When does storage snapshot technology work best?
Snapshots do not replace backup, but they can be used to enhance a data protection strategy if you use them at the right time and for the right tasks.
There are many use cases for storage snapshot technology. But the most important thing to remember is that while many backup applications leverage snapshots as a way of enabling features such as instant recovery, a snapshot is not a standalone backup replacement.
Storage snapshot advantages
Snapshots are best suited to the task of virtual machine rollbacks for infrastructure servers or offline application servers. This might sound a lot like a point-in-time recovery, but the processes are quite different, as are the implications of using storage snapshots versus performing a standard recovery.
A snapshot does not create a copy of your data; instead, it results in the creation of a differencing disk.
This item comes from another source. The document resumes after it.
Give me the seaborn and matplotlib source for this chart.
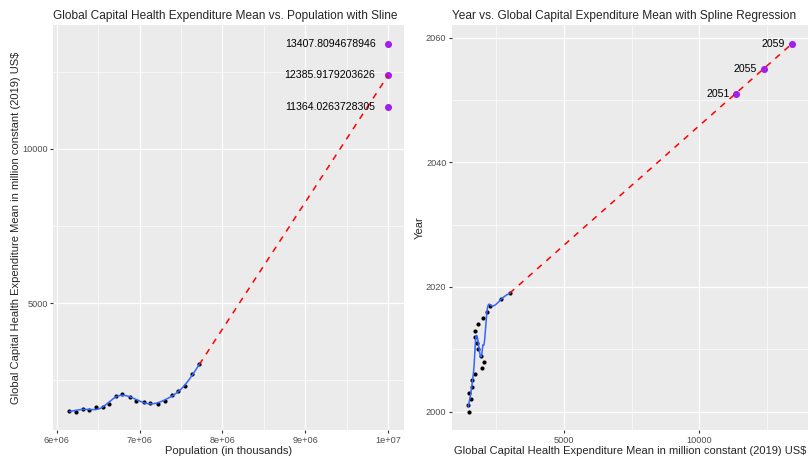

This differencing disk has a parent-child relationship to the original data source and intercepts all future write operations. This leaves the original data source in an untouched state. Performing a point-in-time recovery using snapshot technology involves removing one or more differencing disks so the system can be returned to a previous state. This is in sharp contrast to a traditional data restoration that handles point-in-time recovery by copying data from a backup.
A storage snapshot's reliance on differencing disks makes snapshots well-suited for some types of rollbacks, but not others. For example, if you wanted to protect yourself prior to applying a service pack to an infrastructure server, snapshots would be an ideal way to do this. The snapshot can be created instantly, and without taking the system offline. If something were to go wrong during the service pack installation process, the system could be reverted to a previous state by applying snapshot technology.
Storage snapshot drawbacks
Conversely, snapshot technology is often a poor choice for protecting application servers unless a snapshot is made while the server -- typically a virtual machine -- is offline. Storage snapshots preserve the state of the server's storage as it existed at a particular point in time, but many snapshot offerings do not capture memory state, which is critical to an application server. Finally, most storage snapshot products are not application-aware, although the Hyper-V 2016 checkpoint feature (the snapshot mechanism for Hyper-V) will include application awareness.